PROBLEM STATEMENT = Only the span from the line containing "Rebuild this chart" down to the line containing "p.outline_line_width = 1" is to be printed, exactly and inclusively, with pictures omitted.

DATASET CONTENT =
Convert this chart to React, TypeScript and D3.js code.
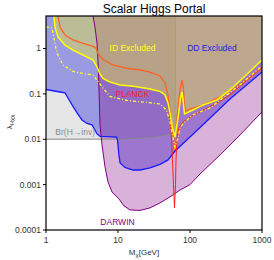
import React from 'react'
import * as d3 from 'd3'

// mass in GeV, coupling lambda_Hxx
const massTicks = [1, 10, 100, 1000]
const lambdaTicks = [1, 0.1, 0.01, 0.001, 0.0001]
const lambdaTickLabels = ['1', '0.1', '0.01', '0.001', '0.0001']
const higgsHalf = 62.5

const brInv = [[1, 0.01], [13.2, 0.0101], [30.6, 0.011], [47.5, 0.0124], [58, 0.014], [62.5, 0.0155]]

const ddCurrent = [
  [1, 0.125], [1.565, 0.11], [1.836, 0.105], [2.02, 0.081], [2.3, 0.057], [2.7, 0.038],
  [3.16, 0.0266], [3.71, 0.0223], [4.35, 0.0207], [4.79, 0.016], [5.11, 0.0131], [5.62, 0.0116],
  [7.03, 0.0114], [9.53, 0.0111], [9.84, 0.0097], [10.3, 0.0045], [10.7, 0.003], [12.5, 0.0024],
  [16.2, 0.0021], [20.2, 0.0021], [27.8, 0.00233], [38.3, 0.00279], [49.5, 0.0035], [61.9, 0.0055],
  [100, 0.0112], [190, 0.0294], [359, 0.0773], [1000, 0.303],
]

const darwin = [
  [4.5, 5.2], [4.79, 2.98], [5.11, 1.32], [5.27, 0.558], [5.45, 0.122], [5.62, 0.0207], [6.0, 0.0075],
  [6.6, 0.00246], [7.26, 0.00115], [8.25, 0.00069], [10.3, 0.000484], [12.1, 0.00034], [14.7, 0.000277],
  [20.2, 0.00027], [27.8, 0.000307], [38.3, 0.000395], [52.7, 0.000536], [72.6, 0.00076], [100, 0.001],
  [138, 0.00172], [261, 0.0045], [494, 0.0124], [1000, 0.04],
]

const idSolid = [
  [1.29, 5.2], [1.33, 2.98], [1.47, 1.79], [1.84, 1.19], [2.37, 0.927], [3.27, 0.72], [4.5, 0.558],
  [5.11, 0.391], [5.62, 0.274], [6.19, 0.218], [7.74, 0.183], [10.7, 0.157], [17.2, 0.146], [27.8, 0.128],
  [38.3, 0.113], [45, 0.0946], [49.5, 0.0631], [53.6, 0.0326], [57.1, 0.0177], [61.9, 0.0112],
  [65.9, 0.0207], [69.2, 0.0343], [73.8, 0.0813], [77.4, 0.11], [81.3, 0.057], [83.9, 0.036],
  [90.8, 0.038], [110, 0.0442], [152, 0.057], [237, 0.0734], [359, 0.122], [545, 0.224], [1000, 0.558],
]

const idDashed = [
  [1, 2.98], [1.21, 2.83], [1.33, 1.32], [1.42, 0.794], [1.72, 0.433], [2.37, 0.311], [3.27, 0.281],
  [4.5, 0.26], [5.27, 0.188], [6.19, 0.135], [7.74, 0.0877], [13.3, 0.0716], [25.3, 0.0647], [38.3, 0.06],
  [47.2, 0.0442], [52.7, 0.024], [57.1, 0.0124], [61.9, 0.00676], [68.1, 0.0107], [72.6, 0.0177],
  [80, 0.0217], [90.8, 0.0266], [110, 0.0343], [190, 0.049], [287, 0.0813], [494, 0.157], [1000, 0.412],
]

const orangeLimit = [
  [1.47, 5.2], [1.565, 2.98], [1.84, 1.98], [2.37, 1.54], [3.27, 1.29], [4.5, 1.11], [5.03, 1.0],
  [5.19, 0.796], [6.19, 0.573], [8.52, 0.433], [13.3, 0.363], [20.2, 0.336], [27.8, 0.303], [38.3, 0.248],
  [45, 0.174], [49.5, 0.09], [53.6, 0.0343], [57.1, 0.0145], [60.9, 0.0058], [65.9, 0.0294], [69.2, 0.0631],
  [73.8, 0.142], [77.4, 0.202], [80.7, 0.149], [83.4, 0.0631], [86.6, 0.042], [100, 0.0465], [138, 0.054],
  [190, 0.0664], [261, 0.0855], [422, 0.135], [681, 0.236], [1000, 0.391],
]

const planck = [
  [51.1, 0.0399], [54.5, 0.016], [57.1, 0.0035], [59, 0.00099], [60.9, 0.000307], [62.9, 0.00099],
  [63.9, 0.0035], [65.9, 0.0097], [70.3, 0.0177], [80, 0.024], [100, 0.0308], [138, 0.04], [222, 0.06],
  [359, 0.0946], [580, 0.183], [1000, 0.372],
]

const W = 274
const H = 260
const margin = { top: 16, right: 12, bottom: 30, left: 46 }
const font = 'Liberation Sans, Arial, sans-serif'

export default function App() {
  const x = d3.scaleLog().domain([1, 1000]).range([margin.left, W - margin.right])
  const y = d3.scaleLog().domain([0.0001, 5.2]).range([H - margin.bottom, margin.top])
  const top = y(5.2)

  const line = d3.line<number[]>().x(d => x(d[0])).y(d => y(d[1]))
  const areaAbove = d3.area<number[]>().x(d => x(d[0])).y0(top).y1(d => y(d[1]))

  return (
    <svg width={W} height={H} style={{ position: 'absolute', left: 0, top: 0, background: '#fff' }}
      fontFamily={font}>
      <defs>
        <clipPath id="plotClip">
          <rect x={margin.left} y={margin.top} width={W - margin.left - margin.right}
            height={H - margin.top - margin.bottom} />
        </clipPath>
      </defs>
      <text x={154} y={12.5} textAnchor="middle" fontSize={12} fill="#000">Scalar Higgs Portal</text>

      <g clipPath="url(#plotClip)">
        {/* excluded regions, layered with transparency */}
        <path d={areaAbove(brInv) || ''} fill="#e6e6e6" />
        <path d={areaAbove(ddCurrent) || ''} fill="rgb(40,40,220)" fillOpacity={0.4} />
        <path d={areaAbove(darwin) || ''} fill="rgb(128,0,128)" fillOpacity={0.3} />
        <path d={areaAbove(idSolid) || ''} fill="rgb(230,230,60)" fillOpacity={0.45} />

        <line x1={x(higgsHalf)} x2={x(higgsHalf)} y1={top} y2={y(0.02)} stroke="#a8a060" strokeWidth={1} />

        <path d={line(brInv) || ''} fill="none" stroke="#888" strokeWidth={1} />
        <path d={line(darwin) || ''} fill="none" stroke="#800080" strokeWidth={1} />
        <path d={line(ddCurrent) || ''} fill="none" stroke="#1a1aff" strokeWidth={1.3} />
        <path d={line(planck) || ''} fill="none" stroke="#ff2020" strokeWidth={1} />
        <path d={line(orangeLimit) || ''} fill="none" stroke="#ff6020" strokeWidth={1.3} />
        <path d={line(idDashed) || ''} fill="none" stroke="#ffff20" strokeWidth={1.3} strokeDasharray="3,2,1,2" />
        <path d={line(idSolid) || ''} fill="none" stroke="#ffff00" strokeWidth={1.5} />
      </g>

      <g fontSize={8.5}>
        <text x={132.5} y={51} textAnchor="middle" fill="#ffff20">ID Excluded</text>
        <text x={212} y={51} textAnchor="middle" fill="#2020e0">DD Excluded</text>
        <text x={132.5} y={97} textAnchor="middle" fill="#ff2020">PLANCK</text>
        <text x={95} y={135} textAnchor="end" fill="#888">Br(H→inv)</text>
        <text x={117.5} y={225} textAnchor="middle" fill="#800080">DARWIN</text>
      </g>

      <rect x={margin.left} y={margin.top} width={W - margin.left - margin.right}
        height={H - margin.top - margin.bottom} fill="none" stroke="#000" strokeWidth={1.2} />

      {massTicks.map(m => (
        <g key={'x' + m}>
          <line x1={x(m)} x2={x(m)} y1={H - margin.bottom} y2={H - margin.bottom + 3} stroke="#000" />
          <text x={x(m)} y={H - margin.bottom + 13} textAnchor="middle" fontSize={8.5} fill="#333">{m}</text>
        </g>
      ))}
      {lambdaTicks.map((l, i) => (
        <g key={'y' + l}>
          <line x1={margin.left - 3} x2={margin.left} y1={y(l)} y2={y(l)} stroke="#000" />
          <text x={margin.left - 5} y={y(l) + 3} textAnchor="end" fontSize={8.5} fill="#333">{lambdaTickLabels[i]}</text>
        </g>
      ))}

      <text x={144} y={255} textAnchor="middle" fontSize={8} fill="#333">
        M<tspan fontSize={6} dy={2}>χ</tspan><tspan dy={-2}>[GeV]</tspan>
      </text>
      <text transform="translate(12,122) rotate(-90)" textAnchor="middle" fontSize={8} fill="#333">
        λ<tspan fontSize={6} dy={2}>Hχχ</tspan>
      </text>
    </svg>
  )
}
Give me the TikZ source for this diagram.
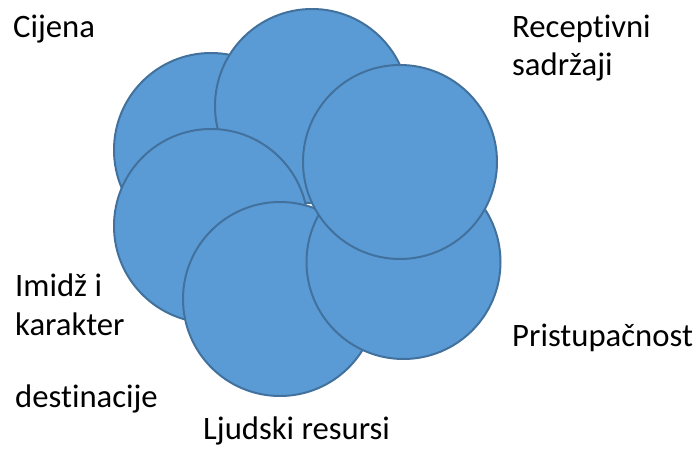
\documentclass[tikz,border=0pt]{standalone}
\usepackage{fontspec}
\setmainfont{Carlito}[Ligatures=NoCommon]
\definecolor{petalfill}{HTML}{5B9BD5}
\definecolor{petalline}{HTML}{41719C}
\begin{document}
\begin{tikzpicture}[x=1pt,y=-1pt,
  petal/.style={circle, draw=petalline, fill=petalfill, line width=2pt, minimum size=194pt, inner sep=0pt},
  lbl/.style={anchor=base west, inner sep=0pt, font=\fontsize{32.7}{39}\selectfont}]
\useasboundingbox (0,0) rectangle (699,454);
% circles in stacking order
\node[petal] (ca) at (211,150) {};
\node[petal] (cb) at (312,106) {};
\node[petal] (ce) at (211,226) {};
\node[petal] (cf) at (280,299) {};
\node[petal] (cd) at (403.5,262) {};
\node[petal] (cc) at (400,162) {};
% labels
\node[lbl] (l1) at (13,38) {Cijena};
\node[lbl] (l2a) at (512,38) {Receptivni};
\node[lbl] (l2b) at (512,76) {sadržaji};
\node[lbl] (l3) at (512,347) {Pristupačnost};
\node[lbl] (l4) at (203,439) {Ljudski resursi};
\node[lbl] (l5a) at (15,297) {Imidž i};
\node[lbl] (l5b) at (15,336) {karakter};
\node[lbl] (l5c) at (15,407) {destinacije};
\end{tikzpicture}
\end{document}
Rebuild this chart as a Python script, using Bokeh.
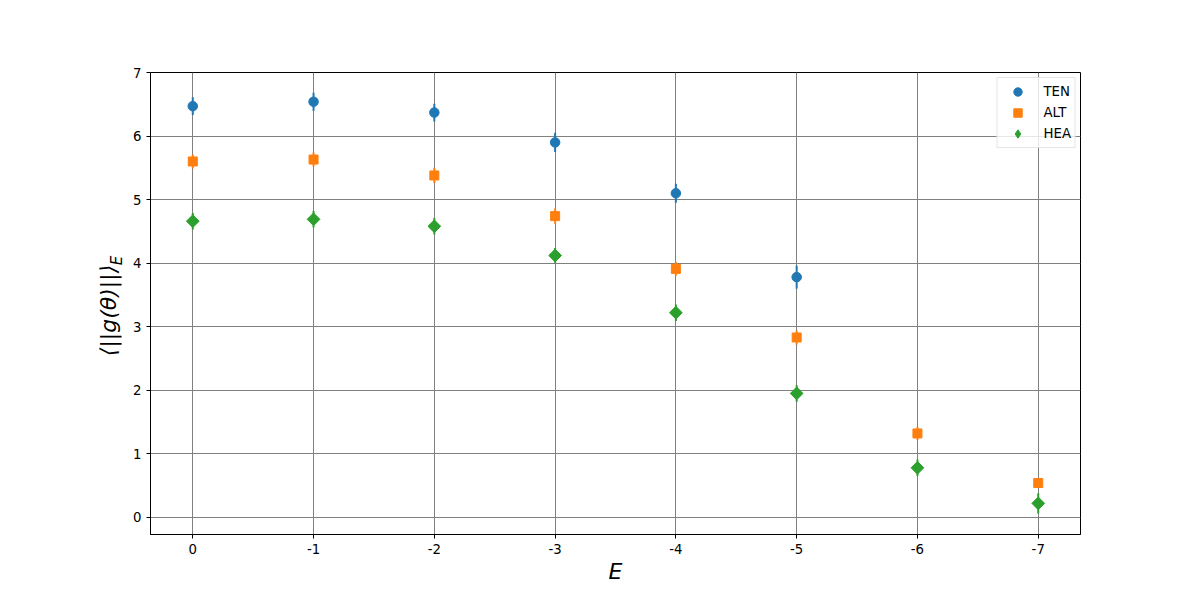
import math
from bokeh.plotting import figure
from bokeh.models import (Range1d, FixedTicker, Legend, LegendItem,
                          ColumnDataSource, LinearAxis)
from bokeh.embed import file_html
from bokeh.resources import INLINE

# ---- data ----
E_positions = [0, 1, 2, 3, 4, 5, 6, 7]
E_labels = ["0", "-1", "-2", "-3", "-4", "-5", "-6", "-7"]
y_ticks = [0, 1, 2, 3, 4, 5, 6, 7]

ten_x = [0, 1, 2, 3, 4, 5]
ten = [6.47, 6.54, 6.37, 5.90, 5.10, 3.78]
ten_err = [0.14, 0.14, 0.14, 0.15, 0.15, 0.18]

alt_x = [0, 1, 2, 3, 4, 5, 6, 7]
alt = [5.60, 5.63, 5.38, 4.74, 3.91, 2.83, 1.32, 0.54]
alt_err = [0.11, 0.11, 0.12, 0.12, 0.11, 0.11, 0.10, 0.08]

hea_x = [0, 1, 2, 3, 4, 5, 6, 7]
hea = [4.66, 4.69, 4.58, 4.12, 3.22, 1.95, 0.78, 0.22]
hea_err = [0.13, 0.13, 0.13, 0.12, 0.13, 0.13, 0.13, 0.16]

FONT = "DejaVu Sans"

p = figure(width=1184, height=588, output_backend="svg", toolbar_location=None,
           min_border_left=150, min_border_right=104, min_border_top=72,
           min_border_bottom=54,
           x_range=Range1d(-0.35, 7.35), y_range=Range1d(-0.27, 7.0))
p.background_fill_color = "white"
p.border_fill_color = "white"
p.outline_line_color = "black"
p.outline_line_width = 1

for ax in (p.xaxis, p.yaxis):
    ax.axis_line_color = "black"
    ax.major_tick_line_color = "black"
    ax.major_tick_out = 4
    ax.major_tick_in = 0
    ax.minor_tick_line_color = None
    ax.major_label_text_font = FONT
    ax.major_label_text_font_size = "13.3px"
    ax.major_label_text_color = "black"
    ax.major_label_standoff = 5
    ax.axis_label_text_font = FONT
    ax.axis_label_text_font_style = "italic"
    ax.axis_label_text_color = "black"

p.xaxis.ticker = FixedTicker(ticks=E_positions)
p.xaxis.major_label_overrides = {pos: lab for pos, lab in zip(E_positions, E_labels)}
p.yaxis.ticker = FixedTicker(ticks=y_ticks)

p.xaxis.axis_label = "E"
p.xaxis.axis_label_text_font_size = "22px"
p.xaxis.axis_label_standoff = 2

p.yaxis.axis_label = "⟨||g(θ)||⟩" + "\u00a0" * 2
p.yaxis.axis_label_text_font_size = "22px"
p.yaxis.axis_label_standoff = 9

# subscript E of the y label, on an extra bare axis
sub_axis = LinearAxis(ticker=FixedTicker(ticks=[]), axis_line_color=None,
                      major_tick_line_color=None, minor_tick_line_color=None,
                      major_label_text_font_size="0px",
                      axis_label="\u00a0" * 18 + "E",
                      axis_label_text_font=FONT,
                      axis_label_text_font_style="italic",
                      axis_label_text_font_size="15px",
                      axis_label_text_color="black",
                      axis_label_standoff=-32)
p.add_layout(sub_axis, "left")

for g in (p.xgrid, p.ygrid):
    g.grid_line_color = "gray"
    g.grid_line_width = 1
p.xgrid.ticker = FixedTicker(ticks=E_positions)
p.ygrid.ticker = FixedTicker(ticks=y_ticks)

series = [
    ("TEN", ten_x, ten, ten_err, "#1f77b4", "circle", 0.0, 9.5, "circle"),
    ("ALT", alt_x, alt, alt_err, "#ff7f0e", "square", 0.0, 9.0, "square"),
    ("HEA", hea_x, hea, hea_err, "#2ca02c", "square", math.pi / 4, 9.0, "diamond"),
]

items = []
for name, xs, ys, es, color, marker, ang, size, leg_marker in series:
    src = ColumnDataSource(dict(
        x=xs, y=ys,
        lo=[y - e for y, e in zip(ys, es)],
        hi=[y + e for y, e in zip(ys, es)],
    ))
    p.segment(x0="x", y0="lo", x1="x", y1="hi", source=src,
              line_color=color, line_width=2)
    key = None
    if leg_marker != marker:
        # diamond glyph hidden under the rotated squares; used for the legend key
        key = p.scatter(x="x", y="y", source=src, marker=leg_marker, size=8,
                        fill_color=color, line_color=color)
    sc = p.scatter(x="x", y="y", source=src, marker=marker, size=size,
                   angle=ang, fill_color=color, line_color=color, line_width=1)
    items.append(LegendItem(label=name, renderers=[key if key is not None else sc]))

legend = Legend(items=items, location="top_right", margin=5, padding=3,
                spacing=0, glyph_width=34, glyph_height=21, label_height=21,
                label_standoff=9, label_text_font=FONT,
                label_text_font_size="13.3px", label_text_color="black",
                background_fill_color="white", background_fill_alpha=0.8,
                border_line_color="#cccccc", border_line_width=1)
p.add_layout(legend)

open("out.html", "w").write(file_html(p, INLINE))
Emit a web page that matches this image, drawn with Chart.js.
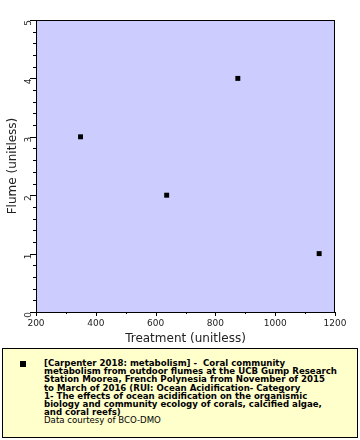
<!DOCTYPE html>
<html>
<head>
<meta charset="utf-8">
<script src="https://cdn.jsdelivr.net/npm/chart.js@4/dist/chart.umd.min.js"></script>
<style>
  body { margin: 0; background: #fff; font-family: "DejaVu Sans", sans-serif; }
  #wrap { position: relative; width: 360px; height: 440px; }
  #chartBox { position: absolute; left: 0; top: 0; width: 360px; height: 346px; }
  #legend {
    position: absolute; left: 2px; top: 348px; width: 354px; height: 88px;
    background: #ffffcc; border: 1px solid #000;
  }
  #legend .mark { position: absolute; left: 17px; top: 12px; width: 6px; height: 6px; background: #000; }
  #legend .txt {
    position: absolute; left: 41px; top: 10px; width: 312px; white-space: nowrap;
    font-size: 8.6px; line-height: 8.2px; color: #000;
  }
  #legend b { font-weight: bold; }
</style>
</head>
<body>
<div id="wrap">
  <div id="chartBox"><canvas id="myChart"></canvas></div>
  <div id="legend">
    <div class="mark"></div>
    <div class="txt"><b>[Carpenter 2018: metabolism] - &nbsp;Coral community<br>metabolism from outdoor flumes at the UCB Gump Research<br>Station Moorea, French Polynesia from November of 2015<br>to March of 2016 (RUI: Ocean Acidification- Category<br>1- The effects of ocean acidification on the organismic<br>biology and community ecology of corals, calcified algae,<br>and coral reefs)</b><br>Data courtesy of BCO-DMO</div>
  </div>
</div>
<script>
// valeurs
const treatment = [349, 637, 875, 1147];
const flume = [3, 2, 4, 1];
const xTicks = [200, 400, 600, 800, 1000, 1200];
const yTicks = [0, 1, 2, 3, 4, 5];

const points = treatment.map((t, i) => ({ x: t, y: flume[i] }));

// fond bleu, cadre et petites graduations
const plotDeco = {
  id: 'plotDeco',
  beforeDraw(chart) {
    const { ctx, chartArea: a } = chart;
    ctx.save();
    ctx.fillStyle = '#ccccff';
    ctx.fillRect(a.left, a.top, a.right - a.left, a.bottom - a.top);
    ctx.restore();
  },
  afterDraw(chart) {
    const { ctx, chartArea: a } = chart;
    const xs = chart.scales.x, ys = chart.scales.y;
    ctx.save();
    ctx.strokeStyle = '#000';
    ctx.lineWidth = 1;
    ctx.strokeRect(a.left + 0.5, a.top + 0.5, a.right - a.left - 1, a.bottom - a.top);
    ctx.beginPath();
    for (let v = 200; v <= 1200; v += 100) {
      const px = Math.round(xs.getPixelForValue(v)) + 0.5;
      const len = (v % 200 === 0) ? 4 : 2;
      ctx.moveTo(px, a.bottom);
      ctx.lineTo(px, a.bottom + len);
    }
    for (let i = 0; i <= 25; i++) {
      const v = i / 5;
      const py = Math.round(ys.getPixelForValue(v)) + 0.5;
      const len = (i % 5 === 0) ? 6 : 3;
      ctx.moveTo(a.left, py);
      ctx.lineTo(a.left - len, py);
    }
    ctx.stroke();
    ctx.restore();
  }
};

const config = {
  type: 'scatter',
  data: {
    datasets: [{
      label: 'Carpenter 2018: metabolism',
      data: points,
      pointStyle: 'rect',
      radius: 3.5,
      backgroundColor: '#000',
      borderColor: '#000',
      borderWidth: 0
    }]
  },
  options: {
    responsive: true,
    maintainAspectRatio: false,
    animation: false,
    layout: { padding: { top: 20, right: 25, left: 0, bottom: 0 } },
    plugins: {
      legend: { display: false },
      tooltip: { enabled: false }
    },
    scales: {
      x: {
        type: 'linear',
        min: 200, max: 1200,
        afterBuildTicks: s => { s.ticks = xTicks.map(v => ({ value: v })); },
        afterFit: s => { s.height = 34; },
        grid: { display: false, drawTicks: false },
        border: { display: false },
        ticks: {
          padding: 6,
          color: '#222',
          font: { family: 'DejaVu Sans', size: 9 },
          maxRotation: 0,
          callback: v => String(v)
        },
        title: {
          display: true,
          text: 'Treatment (unitless)',
          color: '#222',
          font: { family: 'DejaVu Sans', size: 12 },
          padding: { top: 0, bottom: 0 }
        }
      },
      y: {
        type: 'linear',
        min: 0, max: 5,
        afterBuildTicks: s => { s.ticks = yTicks.map(v => ({ value: v })); },
        afterFit: s => { s.width = 36; },
        grid: { display: false, drawTicks: false },
        border: { display: false },
        ticks: {
          padding: 7,
          color: '#222',
          minRotation: 90,
          maxRotation: 90,
          font: { family: 'DejaVu Sans', size: 9 },
          callback: v => String(v)
        },
        title: {
          display: true,
          text: 'Flume (unitless)',
          color: '#222',
          font: { family: 'DejaVu Sans', size: 12 },
          padding: { top: 6, bottom: 0 }
        }
      }
    }
  },
  plugins: [plotDeco]
};

const ctx = document.getElementById('myChart').getContext('2d');
const myChart = new Chart(ctx, config);
</script>
</body>
</html>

WRITTEN ANSWER =
Rebuild this chart as a Python script, using Bokeh.
import math
from bokeh.plotting import figure
from bokeh.models import (Range1d, FixedTicker, Legend, LegendItem,
                          ColumnDataSource, LinearAxis)
from bokeh.embed import file_html
from bokeh.resources import INLINE

# ---- data ----
E_positions = [0, 1, 2, 3, 4, 5, 6, 7]
E_labels = ["0", "-1", "-2", "-3", "-4", "-5", "-6", "-7"]
y_ticks = [0, 1, 2, 3, 4, 5, 6, 7]

ten_x = [0, 1, 2, 3, 4, 5]
ten = [6.47, 6.54, 6.37, 5.90, 5.10, 3.78]
ten_err = [0.14, 0.14, 0.14, 0.15, 0.15, 0.18]

alt_x = [0, 1, 2, 3, 4, 5, 6, 7]
alt = [5.60, 5.63, 5.38, 4.74, 3.91, 2.83, 1.32, 0.54]
alt_err = [0.11, 0.11, 0.12, 0.12, 0.11, 0.11, 0.10, 0.08]

hea_x = [0, 1, 2, 3, 4, 5, 6, 7]
hea = [4.66, 4.69, 4.58, 4.12, 3.22, 1.95, 0.78, 0.22]
hea_err = [0.13, 0.13, 0.13, 0.12, 0.13, 0.13, 0.13, 0.16]

FONT = "DejaVu Sans"

p = figure(width=1184, height=588, output_backend="svg", toolbar_location=None,
           min_border_left=150, min_border_right=104, min_border_top=72,
           min_border_bottom=54,
           x_range=Range1d(-0.35, 7.35), y_range=Range1d(-0.27, 7.0))
p.background_fill_color = "white"
p.border_fill_color = "white"
p.outline_line_color = "black"
p.outline_line_width = 1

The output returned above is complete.